Я проклял свою глупость и решил больше не расспрашивать соседа, чтобы не казалось, будто я никогда с порядочными людьми не обедал. Пока мы так разговаривали, прекрасный юноша, увенчанный виноградными лозами, обносил нас корзинкой с виноградом и, именуя себя то Бромием, то Лиэем, то Эвием, тонким, пронзительным голосом пел стихи своего хозяина. При этих звуках Трималхион обернулся к нему.
— Дионис, — вскричал он, — будь
Юноша стащил с кабаньей головы колпак и надел его.
— Теперь вы не станете отрицать, — сказал Трималхион, — что у меня Либер-отец.
Мы похвалили удачное слово Трималхиона и прямо зацеловали обходившего триклиний мальчика.
После этого блюда Трималхион встал и пошел облегчиться. Мы же, освобожденные от присутствия тиранна, стали вызывать сотрапезников на разговор. Дама первый потребовал большую братину и заговорил:
— Что такое день? Ничто. Не успеешь оглянуться — уж ночь на дворе. Поэтому ничего нет лучше, как из спальни прямо переходить в триклиний. Ну и холод же нынче; еле в бане согрелся. Но «глоток горячего винца — лучшая шуба». Я клюкнул и совсем осовел... вино в голову ударило.
Селевк уловил отрывок разговора и сказал:
— Я не каждый день моюсь; банщик, что валяльщик; у воды есть зубы, и жизнь наша ежедневно подтачивается. Но я опрокину стаканчик медового вина, и наплевать мне на холод. К тому же я и не мог вымыться: я сегодня был на похоронах. Добрейший Хрисанф, прекрасный малый, взял да и помер; так еще недавно окликнул он меня на улице; кажется мне, что я только что с ним разговаривал. Ох, ох! Все мы ходим точно раздутые бурдюки; мы меньше мухи: потому что и у мухи есть свои доблести, мы же просто-напросто мыльные пузыри. А что было бы, если бы он не был воздержан? Целых пять дней ни крошки хлеба, ни капли воды в рот не взял и все-таки отправился к праотцам. Врачи его погубили, а вернее злой рок. Врач ведь не что иное, как самоутешение. Похоронили его прекрасно: чудные ковры, великолепное ложе, причитания отличнейшие, — ведь он многих отпустил на волю; зато жена отвратительно мало плакала. А что бы еще было, если бы он с ней не обращался так хорошо? Но женщина это женщина: коршуново племя. Никому не надо делать добра: все едино что в колодец бросить. Но старая любовь цепка, как рак...

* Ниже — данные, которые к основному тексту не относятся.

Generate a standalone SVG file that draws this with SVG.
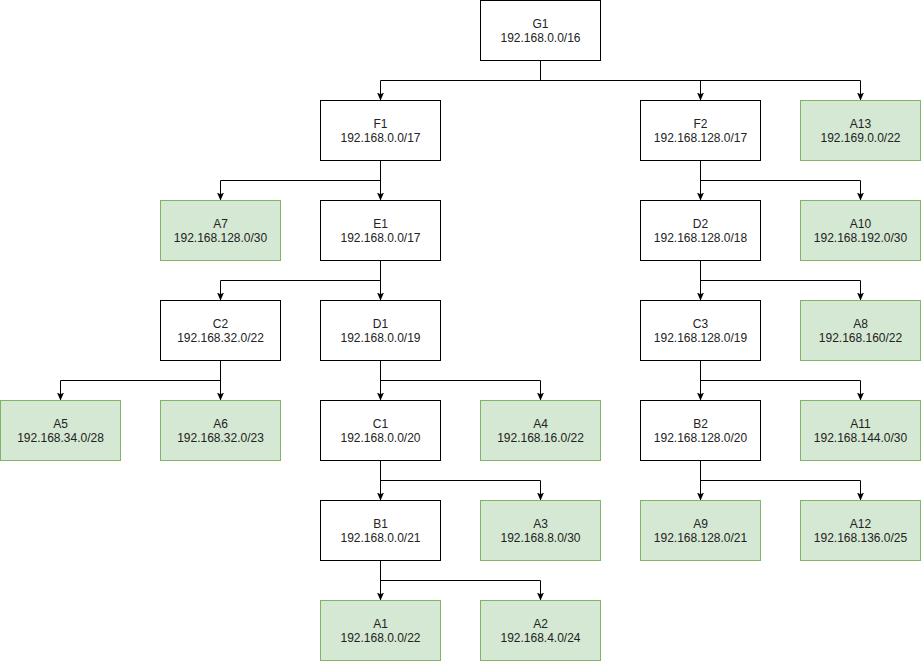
<svg xmlns="http://www.w3.org/2000/svg" width="921" height="661" viewBox="0 0 921 661">
<style>
.n rect{fill:#ffffff;stroke:#000000;stroke-width:1}
.g rect{fill:#d5e8d4;stroke:#82b366;stroke-width:1}
text{font-family:"Liberation Sans",Arial,Helvetica,sans-serif;font-size:12px;fill:#222222;text-anchor:middle}
#edges path{fill:none;stroke:#000000;stroke-width:1;marker-end:url(#arr)}
</style>
<defs>
<marker id="arr" viewBox="0 0 8 8" refX="7.5" refY="4" markerWidth="8" markerHeight="8" markerUnits="userSpaceOnUse" orient="auto">
<path d="M0,0.5 L8,4 L0,7.5 L1.8,4 z" fill="#000000"/>
</marker>
</defs>
<rect width="921" height="661" fill="#ffffff"/>
<g id="edges">
<path d="M540.5,60.5 V80.5 H380.5 V100"/>
<path d="M540.5,60.5 V80.5 H700.5 V100"/>
<path d="M540.5,60.5 V80.5 H860.5 V100"/>
<path d="M380.5,160.5 V180.5 H220.5 V200"/>
<path d="M380.5,160.5 V200"/>
<path d="M380.5,260.5 V280.5 H220.5 V300"/>
<path d="M380.5,260.5 V300"/>
<path d="M220.5,360.5 V380.5 H60.5 V400"/>
<path d="M220.5,360.5 V400"/>
<path d="M380.5,360.5 V400"/>
<path d="M380.5,360.5 V380.5 H540.5 V400"/>
<path d="M380.5,460.5 V500"/>
<path d="M380.5,460.5 V480.5 H540.5 V500"/>
<path d="M380.5,560.5 V600"/>
<path d="M380.5,560.5 V580.5 H540.5 V600"/>
<path d="M700.5,160.5 V200"/>
<path d="M700.5,160.5 V180.5 H860.5 V200"/>
<path d="M700.5,260.5 V300"/>
<path d="M700.5,260.5 V280.5 H860.5 V300"/>
<path d="M700.5,360.5 V400"/>
<path d="M700.5,360.5 V380.5 H860.5 V400"/>
<path d="M700.5,460.5 V500"/>
<path d="M700.5,460.5 V480.5 H860.5 V500"/>
</g>
<g id="G1" class="n"><rect x="480.5" y="0.5" width="120" height="60"/><text x="540.5" y="28">G1</text><text x="540.5" y="42">192.168.0.0/16</text></g>
<g id="F1" class="n"><rect x="320.5" y="100.5" width="120" height="60"/><text x="380.5" y="128">F1</text><text x="380.5" y="142">192.168.0.0/17</text></g>
<g id="F2" class="n"><rect x="640.5" y="100.5" width="120" height="60"/><text x="700.5" y="128">F2</text><text x="700.5" y="142">192.168.128.0/17</text></g>
<g id="A13" class="g"><rect x="800.5" y="100.5" width="120" height="60"/><text x="860.5" y="128">A13</text><text x="860.5" y="142">192.169.0.0/22</text></g>
<g id="A7" class="g"><rect x="160.5" y="200.5" width="120" height="60"/><text x="220.5" y="228">A7</text><text x="220.5" y="242">192.168.128.0/30</text></g>
<g id="E1" class="n"><rect x="320.5" y="200.5" width="120" height="60"/><text x="380.5" y="228">E1</text><text x="380.5" y="242">192.168.0.0/17</text></g>
<g id="D2" class="n"><rect x="640.5" y="200.5" width="120" height="60"/><text x="700.5" y="228">D2</text><text x="700.5" y="242">192.168.128.0/18</text></g>
<g id="A10" class="g"><rect x="800.5" y="200.5" width="120" height="60"/><text x="860.5" y="228">A10</text><text x="860.5" y="242">192.168.192.0/30</text></g>
<g id="C2" class="n"><rect x="160.5" y="300.5" width="120" height="60"/><text x="220.5" y="328">C2</text><text x="220.5" y="342">192.168.32.0/22</text></g>
<g id="D1" class="n"><rect x="320.5" y="300.5" width="120" height="60"/><text x="380.5" y="328">D1</text><text x="380.5" y="342">192.168.0.0/19</text></g>
<g id="C3" class="n"><rect x="640.5" y="300.5" width="120" height="60"/><text x="700.5" y="328">C3</text><text x="700.5" y="342">192.168.128.0/19</text></g>
<g id="A8" class="g"><rect x="800.5" y="300.5" width="120" height="60"/><text x="860.5" y="328">A8</text><text x="860.5" y="342">192.168.160/22</text></g>
<g id="A5" class="g"><rect x="0.5" y="400.5" width="120" height="60"/><text x="60.5" y="428">A5</text><text x="60.5" y="442">192.168.34.0/28</text></g>
<g id="A6" class="g"><rect x="160.5" y="400.5" width="120" height="60"/><text x="220.5" y="428">A6</text><text x="220.5" y="442">192.168.32.0/23</text></g>
<g id="C1" class="n"><rect x="320.5" y="400.5" width="120" height="60"/><text x="380.5" y="428">C1</text><text x="380.5" y="442">192.168.0.0/20</text></g>
<g id="A4" class="g"><rect x="480.5" y="400.5" width="120" height="60"/><text x="540.5" y="428">A4</text><text x="540.5" y="442">192.168.16.0/22</text></g>
<g id="B2" class="n"><rect x="640.5" y="400.5" width="120" height="60"/><text x="700.5" y="428">B2</text><text x="700.5" y="442">192.168.128.0/20</text></g>
<g id="A11" class="g"><rect x="800.5" y="400.5" width="120" height="60"/><text x="860.5" y="428">A11</text><text x="860.5" y="442">192.168.144.0/30</text></g>
<g id="B1" class="n"><rect x="320.5" y="500.5" width="120" height="60"/><text x="380.5" y="528">B1</text><text x="380.5" y="542">192.168.0.0/21</text></g>
<g id="A3" class="g"><rect x="480.5" y="500.5" width="120" height="60"/><text x="540.5" y="528">A3</text><text x="540.5" y="542">192.168.8.0/30</text></g>
<g id="A9" class="g"><rect x="640.5" y="500.5" width="120" height="60"/><text x="700.5" y="528">A9</text><text x="700.5" y="542">192.168.128.0/21</text></g>
<g id="A12" class="g"><rect x="800.5" y="500.5" width="120" height="60"/><text x="860.5" y="528">A12</text><text x="860.5" y="542">192.168.136.0/25</text></g>
<g id="A1" class="g"><rect x="320.5" y="600.5" width="120" height="60"/><text x="380.5" y="628">A1</text><text x="380.5" y="642">192.168.0.0/22</text></g>
<g id="A2" class="g"><rect x="480.5" y="600.5" width="120" height="60"/><text x="540.5" y="628">A2</text><text x="540.5" y="642">192.168.4.0/24</text></g>
</svg>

Он всем надоел, и Филерот вскричал:
— Поговорим о живых! Этот свое получил: с почетом жил, с почетом помер. На что ему жаловаться? Начал он с одного асса и готов был из навоза зубами полушку вытащить. И так рос, пока не вырос словно сот медовый. Клянусь богами, я уверен, что он оставил тысяч сто, и всё деньгами. Однако скажу о нем всю правду, потому в этом деле я семь собак без соли съел. Был он груб на язык, большой ругатель — свара, а не человек. Куда лучше был его брат: друзьям друг, хлебосол, щедрая рука. Поначалу ему не повезло, но первый же сбор винограда выправил ему ребра; продавал вино почем хотел; а что окончательно заставило его поднять голову, так это наследство, из которого он больше украл, чем ему было завещано. А эта дубина, обозлившись на брата, оставил по завещанию всю вотчину какому-то курицыну сыну. Далеко бежит, кто бежит от своих! Но были у него слуги-наушники, которые его погубили. Легковерие никогда до добра не доводит, особливо торгового человека. Однако верно, что он сумел попользоваться жизнью... Не важно, кому назначалось, важно, кому досталось. Легко тому, у кого все идет как по маслу. А как вы думаете, сколько лет унес он с собой в могилу? Семьдесят с лишком. А ведь был крепкий, точно роговой, здорово сохранился; черен, что воронье крыло. Знаю я его давным-давно. И до последних дней был распутником, ей-богу! Ни одной суки в доме не оставлял в покое. И к тому же преизрядный мальчишечник — вообще на все руки мастер. Я его не осуждаю: это единственное, что он унес с собой.